Diversos amigos partilharam comigo uma sensação de inquietação nesta quadra natalícia. O novo normal, o momento pós-pandémico, o futuro prometido, é afinal um tempo de desconforto que parece ter derrubado as paredes sólidas e seguras do convívio familiar.
A nível internacional, a guerra e o sofrimento estão de regresso, tornando-se um lugar comum nos noticiários nacionais e uma presença constante na nossa consciência colectiva.
Na Ucrânia, contabilizam-se mais de 11 mil mortos e na faixa de Gaza mais de 20 mil mortos, sobretudo crianças e mulheres. Se os líderes mundiais se revelaram inaptos para garantir a paz e os direitos humanos, na sequência de um vírus que vitimou mais de seis milhões de pessoas, no plano interno, o contexto é também cada vez mais desolador.
Em Portugal, a taxa de risco de pobreza subiu para os 17% após transferências sociais. Isto significa que os fenómenos de privação ou exclusão social afectam agora 2,1 milhões de portugueses, incidindo com especial intensidade nos principais centros urbanos.
Em Lisboa e no Porto, considerados enquanto mero produto e cenário turístico, as poucas coisas que parecem germinar são os preços da habitação, os pastéis de nata e uma multidão indiscriminada de turistas servidos por um batalhão de empregados precários.
Em particular de imigrantes que vivem em condições degradantes. No plano económico, os sucessivos governos cooptados pelas dinâmicas globais de crescimento económico ficaram reféns das estratégias que privilegiaram a competição internacional face à coesão interna, sobrevalorizando sectores incertos como o turismo ou o mercado imobiliário face a outros sectores económicos igualmente cruciais para o desenvolvimento do país.

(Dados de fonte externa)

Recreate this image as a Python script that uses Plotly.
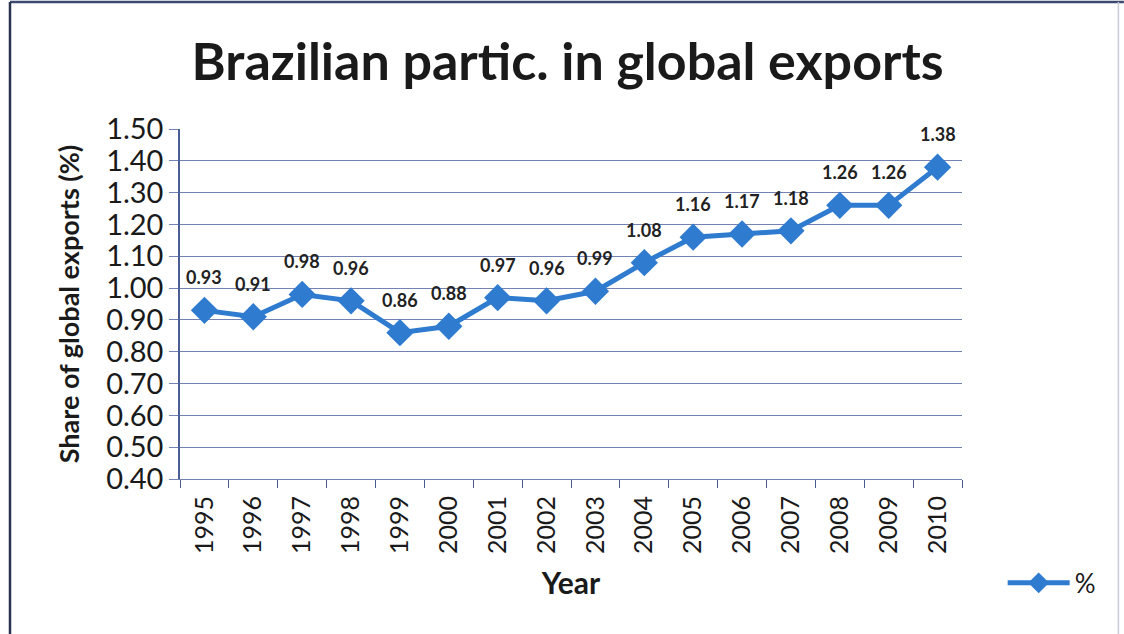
import plotly.graph_objects as go

# Brazil's share of global exports, 1995-2010
years = ["1995", "1996", "1997", "1998", "1999", "2000", "2001", "2002",
         "2003", "2004", "2005", "2006", "2007", "2008", "2009", "2010"]
share = [0.93, 0.91, 0.98, 0.96, 0.86, 0.88, 0.97, 0.96,
         0.99, 1.08, 1.16, 1.17, 1.18, 1.26, 1.26, 1.38]

LINE_BLUE = "#2F7BCF"
GRID = "#7381B3"
FONT = "Lato, 'Open Sans', sans-serif"

fig = go.Figure()
fig.add_trace(go.Scatter(
    x=years, y=share, name="%",
    mode="lines+markers",
    line=dict(color=LINE_BLUE, width=5),
    marker=dict(symbol="diamond", size=21, color=LINE_BLUE),
))

# value labels above each point (category index keeps year strings from
# being read as numeric positions)
for i, v in enumerate(share):
    fig.add_annotation(x=i, y=v, text=f"<b>{v:.2f}</b>", showarrow=False,
                       yshift=33, font=dict(family=FONT, size=18, color="#222222"))

fig.update_layout(
    width=1124, height=634,
    margin=dict(l=180, r=162, t=129, b=155),
    paper_bgcolor="white", plot_bgcolor="white",
    font=dict(family=FONT, color="#1a1a1a"),
    title=dict(text="<b>Brazilian partic. in global exports</b>",
               x=0.505, xanchor="center", y=0.902, yanchor="middle",
               font=dict(family=FONT, size=52, color="#1a1a1a")),
    showlegend=True,
    legend=dict(x=1.052, y=-0.297, xanchor="left", yanchor="middle",
                itemwidth=62, font=dict(family=FONT, size=26, color="#1a1a1a"),
                bgcolor="rgba(0,0,0,0)"),
)

fig.update_xaxes(
    type="category",
    categoryorder="array", categoryarray=years,
    range=[-0.5, len(years) - 0.5], autorange=False,
    tickangle=-90,
    tickfont=dict(family=FONT, size=25, color="#1a1a1a"),
    ticks="outside", tickson="boundaries", ticklen=8, tickcolor="#4a5a8a",
    ticklabelstandoff=6,
    showline=True, linecolor=GRID, linewidth=1,
    showgrid=False,
    title=dict(text="<b>Year</b>", font=dict(family=FONT, size=30, color="#1a1a1a"),
               standoff=19),
)

fig.update_yaxes(
    range=[0.4, 1.5], autorange=False, dtick=0.1, tick0=0.4, tickformat=".2f",
    tickfont=dict(family=FONT, size=29, color="#1a1a1a"),
    ticks="outside", ticklen=9, tickcolor=GRID,
    showgrid=True, gridcolor=GRID, gridwidth=1,
    showline=True, linecolor="#4a5f9a", linewidth=1.5,
    zeroline=False,
    title=dict(text="<b>Share of global exports (%)</b>",
               font=dict(family=FONT, size=27, color="#1a1a1a"), standoff=19),
)

# chart frame
fig.add_shape(type="line", xref="paper", yref="paper",
              x0=-0.2174, x1=1.207, y0=1.3629, y1=1.3629,
              line=dict(color="#3d4a70", width=2.5))
fig.add_shape(type="line", xref="paper", yref="paper",
              x0=-0.2174, x1=-0.2174, y0=1.3629, y1=-0.4457,
              line=dict(color="#2a3350", width=2.5))
fig.add_shape(type="line", xref="paper", yref="paper",
              x0=1.2, x1=1.2, y0=1.3629, y1=-0.4457,
              line=dict(color="#c8ccd8", width=1.5))
fig.add_shape(type="line", xref="paper", yref="paper",
              x0=-0.2174, x1=1.2, y0=-0.4457, y1=-0.4457,
              line=dict(color="#d8dce6", width=1.5))

fig.write_html("out.html")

O recuo dos serviços e das respostas públicas apesar da elevada carga fiscal, a inflação galopante, os preços estratosféricos do mercado imobiliário, o risível crescimento das remunerações salariais, a precarização dos vínculos laborais agravaram a situação de desespero dos cidadãos e das famílias que se debatem desde 2008 com as consequências de crises sucessivas: o colapso financeiro, a pandemia global e mais recentemente os conflitos mundiais.

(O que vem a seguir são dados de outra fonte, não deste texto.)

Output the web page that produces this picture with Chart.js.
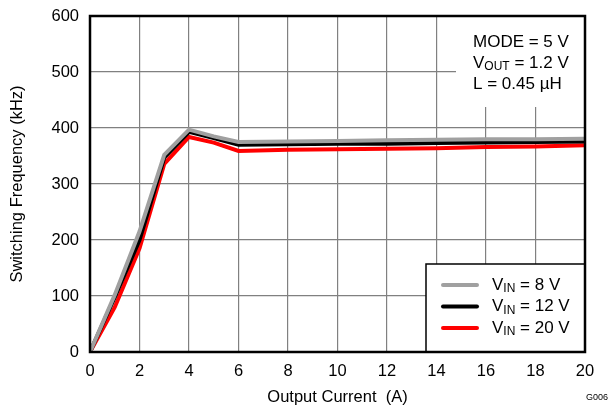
<!DOCTYPE html>
<html>
<head>
<meta charset="utf-8">
<script src="https://cdn.jsdelivr.net/npm/chart.js@4/dist/chart.umd.min.js"></script>
<style>
  html, body { margin: 0; padding: 0; background: #fff; }
  #wrap { width: 613px; height: 409px; position: relative; }
</style>
</head>
<body>
<div id="wrap"><canvas id="myChart" width="613" height="409"></canvas></div>
<script>
var current = [0, 1, 2, 3, 4, 5, 6, 8, 10, 12, 14, 16, 18, 20];
var freqVin8 = [0, 102, 215, 352, 397, 385, 375, 376, 377, 378, 379, 380, 380, 381];
var freqVin12 = [0, 98, 200, 347, 393, 382, 370, 371, 372, 372, 373, 374, 375, 376];
var freqVin20 = [0, 80, 185, 336, 384, 374, 359, 361, 362, 363, 364, 366, 367, 369];
var seriesNames = ["8 V", "12 V", "20 V"];
var seriesColors = ["#a0a0a0", "#000000", "#ff0000"];

var FONT = "Liberation Sans, Arial, Helvetica, sans-serif";

function toPoints(ys) {
  var pts = [];
  for (var i = 0; i < current.length; i++) {
    pts.push({ x: current[i], y: ys[i] });
  }
  return pts;
}

// text with a subscript part, e.g. V + IN + " = 8 V"
function subText(ctx, x, y, main, sub, rest, size) {
  ctx.font = size + "px " + FONT;
  ctx.fillText(main, x, y);
  x += ctx.measureText(main).width;
  ctx.font = Math.round(size * 0.72) + "px " + FONT;
  ctx.fillText(sub, x, y + 4);
  x += ctx.measureText(sub).width;
  ctx.font = size + "px " + FONT;
  ctx.fillText(rest, x, y);
}

var overlay = {
  id: "overlay",
  beforeDatasetsDraw: function (chart) {
    var ctx = chart.ctx;
    var a = chart.chartArea;
    ctx.save();
    // blank area behind the condition notes
    ctx.fillStyle = "#fff";
    ctx.fillRect(456, a.top, a.right - 456, 107 - a.top);
    ctx.restore();
  },
  afterDatasetsDraw: function (chart) {
    var ctx = chart.ctx;
    var a = chart.chartArea;
    ctx.save();
    ctx.textBaseline = "middle";
    ctx.textAlign = "left";
    ctx.fillStyle = "#000";
    ctx.font = "17px " + FONT;
    ctx.fillText("MODE = 5 V", 473, 42);
    subText(ctx, 473, 63, "V", "OUT", " = 1.2 V", 17);
    ctx.font = "17px " + FONT;
    ctx.fillText("L = 0.45 \u00b5H", 473, 84);

    // legend box
    var lx = 426, ly = 264;
    ctx.fillStyle = "#fff";
    ctx.fillRect(lx, ly, a.right - lx, a.bottom - ly);
    ctx.strokeStyle = "#000";
    ctx.lineWidth = 1.5;
    ctx.strokeRect(lx, ly, a.right - lx, a.bottom - ly);
    for (var i = 0; i < seriesNames.length; i++) {
      var y = 285 + i * 21.5;
      ctx.strokeStyle = seriesColors[i];
      ctx.lineWidth = 4;
      ctx.lineCap = "round";
      ctx.beginPath();
      ctx.moveTo(443, y);
      ctx.lineTo(477, y);
      ctx.stroke();
      ctx.fillStyle = "#000";
      subText(ctx, 492, y, "V", "IN", " = " + seriesNames[i], 17);
    }

    // plot frame
    ctx.strokeStyle = "#000";
    ctx.lineWidth = 2.5;
    ctx.lineCap = "butt";
    ctx.strokeRect(a.left, a.top, a.right - a.left, a.bottom - a.top);

    ctx.font = "9px " + FONT;
    ctx.textAlign = "right";
    ctx.fillText("G006", 608, 398);
    ctx.restore();
  }
};

new Chart("myChart", {
  type: "line",
  data: {
    datasets: [
      { label: "VIN = 8 V", data: toPoints(freqVin8), borderColor: seriesColors[0], borderWidth: 4 },
      { label: "VIN = 12 V", data: toPoints(freqVin12), borderColor: seriesColors[1], borderWidth: 4 },
      { label: "VIN = 20 V", data: toPoints(freqVin20), borderColor: seriesColors[2], borderWidth: 4 }
    ]
  },
  options: {
    responsive: false,
    animation: false,
    events: [],
    layout: { padding: { top: 16, right: 28, left: 0, bottom: 0 } },
    elements: { point: { radius: 0 }, line: { tension: 0, borderJoinStyle: "miter" } },
    plugins: { legend: { display: false }, tooltip: { enabled: false } },
    scales: {
      x: {
        type: "linear",
        min: 0, max: 20,
        ticks: { stepSize: 2, color: "#000", font: { family: FONT, size: 16.5 }, padding: 10, maxRotation: 0 },
        grid: { color: "#808080", lineWidth: 1.2, drawTicks: false },
        border: { display: false },
        title: { display: true, text: "Output Current  (A)", color: "#000", font: { family: FONT, size: 16.5 }, padding: { top: 2, bottom: 2 } },
        afterFit: function (s) { s.height = 57; }
      },
      y: {
        min: 0, max: 600,
        ticks: { stepSize: 100, color: "#000", font: { family: FONT, size: 16.5 }, padding: 11 },
        grid: { color: "#808080", lineWidth: 1.2, drawTicks: false },
        border: { display: false },
        title: { display: true, text: "Switching Frequency (kHz)", color: "#000", font: { family: FONT, size: 16.5 }, padding: { top: 8, bottom: 4 } },
        afterFit: function (s) { s.width = 90; s.paddingTop = 0; s.paddingBottom = 0; }
      }
    }
  },
  plugins: [overlay]
});
</script>
</body>
</html>
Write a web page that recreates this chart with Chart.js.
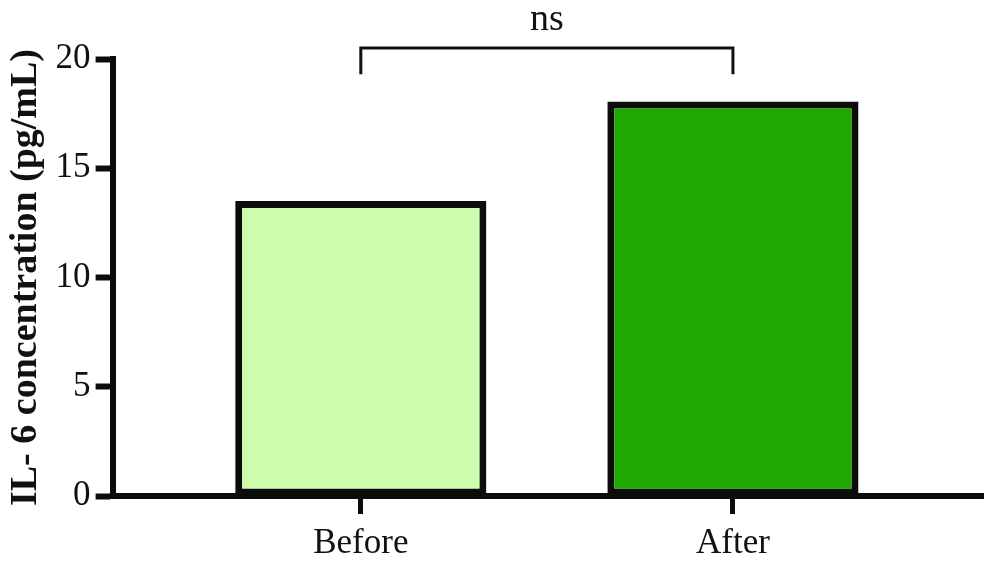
<!DOCTYPE html>
<html>
<head>
<meta charset="utf-8">
<script src="https://cdn.jsdelivr.net/npm/chart.js@4.4.1/dist/chart.umd.min.js"></script>
<style>
  html, body { margin: 0; padding: 0; background: #fff; }
  #wrap { width: 1000px; height: 575px; position: relative; }
</style>
</head>
<body>
<div id="wrap"><canvas id="c" width="1000" height="575"></canvas></div>
<script>
const categories = ['Before', 'After'];
const values = [13.5, 18.05];
const yTicks = [0, 5, 10, 15, 20];
const barColors = ['#ccfcac', '#1ea800'];
const yTitle = 'IL- 6 concentration (pg/mL)';
// significance bracket: from category 0 to 1, top at y=20.5, legs down to 19.3
const bracketCats = [0, 1];
const bracketY = [20.5, 19.3];
const bracketLabel = 'ns';

const serif = '"Liberation Serif", "DejaVu Serif", serif';

const bracketPlugin = {
  id: 'bracket',
  afterDraw(chart) {
    const { ctx, scales: { x, y } } = chart;
    const x0 = x.getPixelForValue(bracketCats[0]);
    const x1 = x.getPixelForValue(bracketCats[1]);
    const yTop = y.getPixelForValue(bracketY[0]);
    const yLeg = y.getPixelForValue(bracketY[1]);
    ctx.save();
    ctx.strokeStyle = '#111';
    ctx.lineWidth = 3;
    ctx.lineCap = 'butt';
    ctx.beginPath();
    ctx.moveTo(x0, yLeg);
    ctx.lineTo(x0, yTop);
    ctx.lineTo(x1, yTop);
    ctx.lineTo(x1, yLeg);
    ctx.stroke();
    ctx.fillStyle = '#111';
    ctx.font = '38px ' + serif;
    ctx.textAlign = 'center';
    ctx.textBaseline = 'alphabetic';
    ctx.fillText(bracketLabel, (x0 + x1) / 2, yTop - 18);
    ctx.restore();
  }
};

new Chart(document.getElementById('c'), {
  type: 'bar',
  data: {
    datasets: [{
      data: values.map((v, i) => ({ x: i, y: v })),
      backgroundColor: barColors,
      borderColor: '#0a0d0a',
      borderWidth: 7,
      borderSkipped: false,
      barPercentage: 0.675,
      categoryPercentage: 1.0
    }]
  },
  options: {
    responsive: false,
    animation: false,
    devicePixelRatio: 1,
    layout: { padding: { top: 59, right: 17, bottom: 1, left: 3 } },
    plugins: { legend: { display: false }, tooltip: { enabled: false } },
    scales: {
      x: {
        type: 'linear',
        offset: false,
        min: -0.667,
        max: 1.672,
        afterBuildTicks(scale) { scale.ticks = categories.map((_, i) => ({ value: i })); },
        ticks: {
          callback: (v) => categories[v],
          color: '#111',
          font: { family: serif, size: 35 },
          padding: 9,
          maxRotation: 0,
          autoSkip: false
        },
        grid: { offset: false, drawOnChartArea: false, drawTicks: true, tickLength: 18, tickWidth: 5, tickColor: '#0a0d0a' },
        border: { display: true, width: 6, color: '#0a0d0a' }
      },
      y: {
        min: 0,
        max: 20,
        afterBuildTicks(scale) { scale.ticks = yTicks.map(v => ({ value: v })); },
        ticks: {
          color: '#111',
          font: { family: serif, size: 35 },
          padding: 5
        },
        grid: { drawOnChartArea: false, drawTicks: true, tickLength: 17, tickWidth: 6, tickColor: '#0a0d0a' },
        border: { display: true, width: 6, color: '#0a0d0a' },
        title: {
          display: true,
          text: yTitle,
          color: '#111',
          font: { family: serif, size: 38, weight: 'bold' },
          padding: { top: 0, bottom: 2 }
        }
      }
    }
  },
  plugins: [bracketPlugin]
});
</script>
</body>
</html>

Se a isto somarmos a nebulosa dos interesses e o circo político e mediático, cada vez mais distante dos reais problemas das pessoas, obtemos um espectro de sintomas que explicam, em grande medida, os tempos de ansiedade e desânimo que pressentimos na espuma dos dias.
Andamos a "viver mal" e este oceano de descontentamento que resulta do divórcio entre o funcionamento da economia, a prática política e o bem-estar social é uma ameaça à democracia.
Desde o colapso do governo que as estatísticas apontam para o crescimento da extrema-direita. Impedir o seu avanço implica olhar para o avolumar das camadas de população e dos territórios que assistem ao sufoco das suas condições de existência, conferindo-lhes uma nova centralidade no âmbito das políticas públicas e das estratégias de desenvolvimento do país.
Os jogos de poder internacional que se escondem na sombra dos grandes conflitos mundiais, as fracturas expostas da desigualdade e os grupos oportunistas que as pretendem explorar em benefício próprio, impõem mais do que nunca a nossa união enquanto sociedade diversa e democrática, capaz de pensar colectivamente o futuro e exigir no plano político a inversão de tendências que condenam os povos e os seus quotidianos.
Aprendemos com a pandemia de covid-19 que uma sociedade mais igualitária, coesa e solidária é o atalho mais eficaz para nos resgatar da incerteza e da vulnerabilidade. Será certamente também a fórmula mais útil para impedir que o obscurantismo destrutivo da história regresse, semeando a guerra, o sofrimento, a desigualdade e a miséria ao mesmo tempo que saqueia aquela que é a nossa fortuna mais valiosa: viver em paz, em liberdade e sem desconforto, seja no dia de Natal, seja no resto das nossas vidas.